WHAT NEEDS TO BE DONE:
Write out the material exactly, without any of its pictures.

SOURCE MATERIAL:
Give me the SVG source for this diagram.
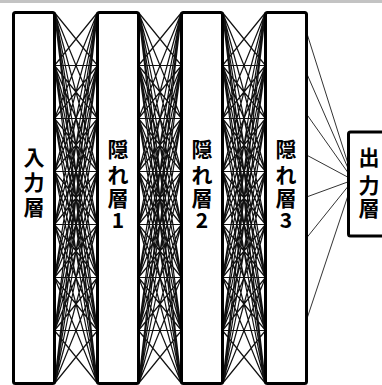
<svg xmlns="http://www.w3.org/2000/svg" width="382" height="385" viewBox="0 0 382 385">
<style>
.layer{fill:#fff;stroke:#000;stroke-width:3}
.lbl{font-family:"Noto Sans CJK JP","Noto Sans CJK SC",sans-serif;font-weight:bold;font-size:21px;text-anchor:middle;fill:#000}
.edge{fill:none;stroke:#111;stroke-width:1.2}
.out{fill:none;stroke:#333;stroke-width:1}
</style>
<defs>
<path id="mesh" d="M0 0L43 53M0 0L43 106M0 0L43 159M0 0L43 212M0 0L43 265M0 0L43 318M0 0L43 371
M0 53L43 0M0 53L43 53M0 53L43 106M0 53L43 159M0 53L43 212M0 53L43 265M0 53L43 318M0 53L43 371
M0 106L43 0M0 106L43 53M0 106L43 106M0 106L43 159M0 106L43 212M0 106L43 265M0 106L43 318M0 106L43 371
M0 159L43 0M0 159L43 53M0 159L43 106M0 159L43 159M0 159L43 212M0 159L43 265M0 159L43 318M0 159L43 371
M0 212L43 0M0 212L43 53M0 212L43 106M0 212L43 159M0 212L43 212M0 212L43 265M0 212L43 318M0 212L43 371
M0 265L43 0M0 265L43 53M0 265L43 106M0 265L43 159M0 265L43 212M0 265L43 265M0 265L43 318M0 265L43 371
M0 318L43 0M0 318L43 53M0 318L43 106M0 318L43 159M0 318L43 212M0 318L43 265M0 318L43 318M0 318L43 371
M0 371L43 0M0 371L43 53M0 371L43 106M0 371L43 159M0 371L43 212M0 371L43 265M0 371L43 318"/>
</defs>
<rect x="0" y="0" width="382" height="3" fill="#c3c3c3"/>
<g id="connectors">
<g class="edge">
<use href="#mesh" x="54.5" y="12.5"/>
<use href="#mesh" x="138.5" y="12.5"/>
<use href="#mesh" x="222.5" y="12.5"/>
</g>
<path class="out" d="M306.5 32L348.5 165.2M306.5 73L348.5 169.3M306.5 114L348.5 173.4M306.5 155L348.5 177.5M306.5 197L348.5 181.7M306.5 238L348.5 185.8M306.5 320L348.5 194"/>
</g>
<g id="input">
<rect class="layer" x="13.5" y="12.5" width="41" height="371" rx="2"/>
<text class="lbl" x="34" y="165">入</text>
<text class="lbl" x="34" y="190">力</text>
<text class="lbl" x="34" y="215">層</text>
</g>
<g id="hidden1">
<rect class="layer" x="97.5" y="12.5" width="41" height="371" rx="2"/>
<text class="lbl" x="118" y="157">隠</text>
<text class="lbl" x="118" y="183">れ</text>
<text class="lbl" x="118" y="206">層</text>
<text class="lbl" x="118" y="228">1</text>
</g>
<g id="hidden2">
<rect class="layer" x="181.5" y="12.5" width="41" height="371" rx="2"/>
<text class="lbl" x="202" y="157">隠</text>
<text class="lbl" x="202" y="183">れ</text>
<text class="lbl" x="202" y="206">層</text>
<text class="lbl" x="202" y="228">2</text>
</g>
<g id="hidden3">
<rect class="layer" x="265.5" y="12.5" width="41" height="371" rx="2"/>
<text class="lbl" x="286" y="157">隠</text>
<text class="lbl" x="286" y="183">れ</text>
<text class="lbl" x="286" y="206">層</text>
<text class="lbl" x="286" y="228">3</text>
</g>
<g id="output">
<rect class="layer" x="348.5" y="132" width="44" height="104" rx="2"/>
<text class="lbl" x="369" y="165">出</text>
<text class="lbl" x="369" y="193">力</text>
<text class="lbl" x="369" y="216">層</text>
</g>
</svg>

ANSWER:
Give me the SVG source for this diagram.
<svg xmlns="http://www.w3.org/2000/svg" width="382" height="385" viewBox="0 0 382 385">
<style>
.layer{fill:#fff;stroke:#000;stroke-width:3}
.lbl{font-family:"Noto Sans CJK JP","Noto Sans CJK SC",sans-serif;font-weight:bold;font-size:21px;text-anchor:middle;fill:#000}
.edge{fill:none;stroke:#111;stroke-width:1.2}
.out{fill:none;stroke:#333;stroke-width:1}
</style>
<defs>
<path id="mesh" d="M0 0L43 53M0 0L43 106M0 0L43 159M0 0L43 212M0 0L43 265M0 0L43 318M0 0L43 371
M0 53L43 0M0 53L43 53M0 53L43 106M0 53L43 159M0 53L43 212M0 53L43 265M0 53L43 318M0 53L43 371
M0 106L43 0M0 106L43 53M0 106L43 106M0 106L43 159M0 106L43 212M0 106L43 265M0 106L43 318M0 106L43 371
M0 159L43 0M0 159L43 53M0 159L43 106M0 159L43 159M0 159L43 212M0 159L43 265M0 159L43 318M0 159L43 371
M0 212L43 0M0 212L43 53M0 212L43 106M0 212L43 159M0 212L43 212M0 212L43 265M0 212L43 318M0 212L43 371
M0 265L43 0M0 265L43 53M0 265L43 106M0 265L43 159M0 265L43 212M0 265L43 265M0 265L43 318M0 265L43 371
M0 318L43 0M0 318L43 53M0 318L43 106M0 318L43 159M0 318L43 212M0 318L43 265M0 318L43 318M0 318L43 371
M0 371L43 0M0 371L43 53M0 371L43 106M0 371L43 159M0 371L43 212M0 371L43 265M0 371L43 318"/>
</defs>
<rect x="0" y="0" width="382" height="3" fill="#c3c3c3"/>
<g id="connectors">
<g class="edge">
<use href="#mesh" x="54.5" y="12.5"/>
<use href="#mesh" x="138.5" y="12.5"/>
<use href="#mesh" x="222.5" y="12.5"/>
</g>
<path class="out" d="M306.5 32L348.5 165.2M306.5 73L348.5 169.3M306.5 114L348.5 173.4M306.5 155L348.5 177.5M306.5 197L348.5 181.7M306.5 238L348.5 185.8M306.5 320L348.5 194"/>
</g>
<g id="input">
<rect class="layer" x="13.5" y="12.5" width="41" height="371" rx="2"/>
<text class="lbl" x="34" y="165">入</text>
<text class="lbl" x="34" y="190">力</text>
<text class="lbl" x="34" y="215">層</text>
</g>
<g id="hidden1">
<rect class="layer" x="97.5" y="12.5" width="41" height="371" rx="2"/>
<text class="lbl" x="118" y="157">隠</text>
<text class="lbl" x="118" y="183">れ</text>
<text class="lbl" x="118" y="206">層</text>
<text class="lbl" x="118" y="228">1</text>
</g>
<g id="hidden2">
<rect class="layer" x="181.5" y="12.5" width="41" height="371" rx="2"/>
<text class="lbl" x="202" y="157">隠</text>
<text class="lbl" x="202" y="183">れ</text>
<text class="lbl" x="202" y="206">層</text>
<text class="lbl" x="202" y="228">2</text>
</g>
<g id="hidden3">
<rect class="layer" x="265.5" y="12.5" width="41" height="371" rx="2"/>
<text class="lbl" x="286" y="157">隠</text>
<text class="lbl" x="286" y="183">れ</text>
<text class="lbl" x="286" y="206">層</text>
<text class="lbl" x="286" y="228">3</text>
</g>
<g id="output">
<rect class="layer" x="348.5" y="132" width="44" height="104" rx="2"/>
<text class="lbl" x="369" y="165">出</text>
<text class="lbl" x="369" y="193">力</text>
<text class="lbl" x="369" y="216">層</text>
</g>
</svg>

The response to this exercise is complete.